WHAT YOU WILL DO:
Copy all the material that follows, keeping every character the same.

— Begin MATERIAL —

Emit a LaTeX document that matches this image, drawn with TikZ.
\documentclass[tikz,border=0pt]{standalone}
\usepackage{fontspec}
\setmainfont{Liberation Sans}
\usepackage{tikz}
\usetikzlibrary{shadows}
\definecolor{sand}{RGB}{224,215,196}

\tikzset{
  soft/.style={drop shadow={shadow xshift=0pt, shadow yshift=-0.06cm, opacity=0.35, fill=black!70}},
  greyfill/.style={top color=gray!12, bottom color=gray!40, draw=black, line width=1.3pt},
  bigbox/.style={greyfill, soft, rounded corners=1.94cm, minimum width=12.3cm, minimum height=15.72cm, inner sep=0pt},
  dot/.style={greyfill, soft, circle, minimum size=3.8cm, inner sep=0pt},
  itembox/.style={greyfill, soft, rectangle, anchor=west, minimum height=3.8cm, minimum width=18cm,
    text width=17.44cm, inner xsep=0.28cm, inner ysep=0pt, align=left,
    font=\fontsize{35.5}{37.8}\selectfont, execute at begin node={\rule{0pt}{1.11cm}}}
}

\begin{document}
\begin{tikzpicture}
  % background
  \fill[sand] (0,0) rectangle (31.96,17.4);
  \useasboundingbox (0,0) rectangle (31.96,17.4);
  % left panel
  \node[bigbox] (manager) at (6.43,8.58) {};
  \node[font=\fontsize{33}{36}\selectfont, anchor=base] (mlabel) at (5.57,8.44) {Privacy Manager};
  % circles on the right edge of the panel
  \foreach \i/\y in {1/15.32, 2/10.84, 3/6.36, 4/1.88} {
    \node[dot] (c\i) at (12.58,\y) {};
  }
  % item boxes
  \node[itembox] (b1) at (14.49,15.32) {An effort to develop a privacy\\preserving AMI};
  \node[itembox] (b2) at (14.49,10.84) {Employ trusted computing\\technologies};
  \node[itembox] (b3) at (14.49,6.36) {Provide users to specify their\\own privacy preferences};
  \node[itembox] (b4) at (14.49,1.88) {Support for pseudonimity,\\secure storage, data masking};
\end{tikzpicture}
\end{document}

— End MATERIAL —

PROBLEM SOLUTION:
Emit a LaTeX document that matches this image, drawn with TikZ.
\documentclass[tikz,border=0pt]{standalone}
\usepackage{fontspec}
\setmainfont{Liberation Sans}
\usepackage{tikz}
\usetikzlibrary{shadows}
\definecolor{sand}{RGB}{224,215,196}

\tikzset{
  soft/.style={drop shadow={shadow xshift=0pt, shadow yshift=-0.06cm, opacity=0.35, fill=black!70}},
  greyfill/.style={top color=gray!12, bottom color=gray!40, draw=black, line width=1.3pt},
  bigbox/.style={greyfill, soft, rounded corners=1.94cm, minimum width=12.3cm, minimum height=15.72cm, inner sep=0pt},
  dot/.style={greyfill, soft, circle, minimum size=3.8cm, inner sep=0pt},
  itembox/.style={greyfill, soft, rectangle, anchor=west, minimum height=3.8cm, minimum width=18cm,
    text width=17.44cm, inner xsep=0.28cm, inner ysep=0pt, align=left,
    font=\fontsize{35.5}{37.8}\selectfont, execute at begin node={\rule{0pt}{1.11cm}}}
}

\begin{document}
\begin{tikzpicture}
  % background
  \fill[sand] (0,0) rectangle (31.96,17.4);
  \useasboundingbox (0,0) rectangle (31.96,17.4);
  % left panel
  \node[bigbox] (manager) at (6.43,8.58) {};
  \node[font=\fontsize{33}{36}\selectfont, anchor=base] (mlabel) at (5.57,8.44) {Privacy Manager};
  % circles on the right edge of the panel
  \foreach \i/\y in {1/15.32, 2/10.84, 3/6.36, 4/1.88} {
    \node[dot] (c\i) at (12.58,\y) {};
  }
  % item boxes
  \node[itembox] (b1) at (14.49,15.32) {An effort to develop a privacy\\preserving AMI};
  \node[itembox] (b2) at (14.49,10.84) {Employ trusted computing\\technologies};
  \node[itembox] (b3) at (14.49,6.36) {Provide users to specify their\\own privacy preferences};
  \node[itembox] (b4) at (14.49,1.88) {Support for pseudonimity,\\secure storage, data masking};
\end{tikzpicture}
\end{document}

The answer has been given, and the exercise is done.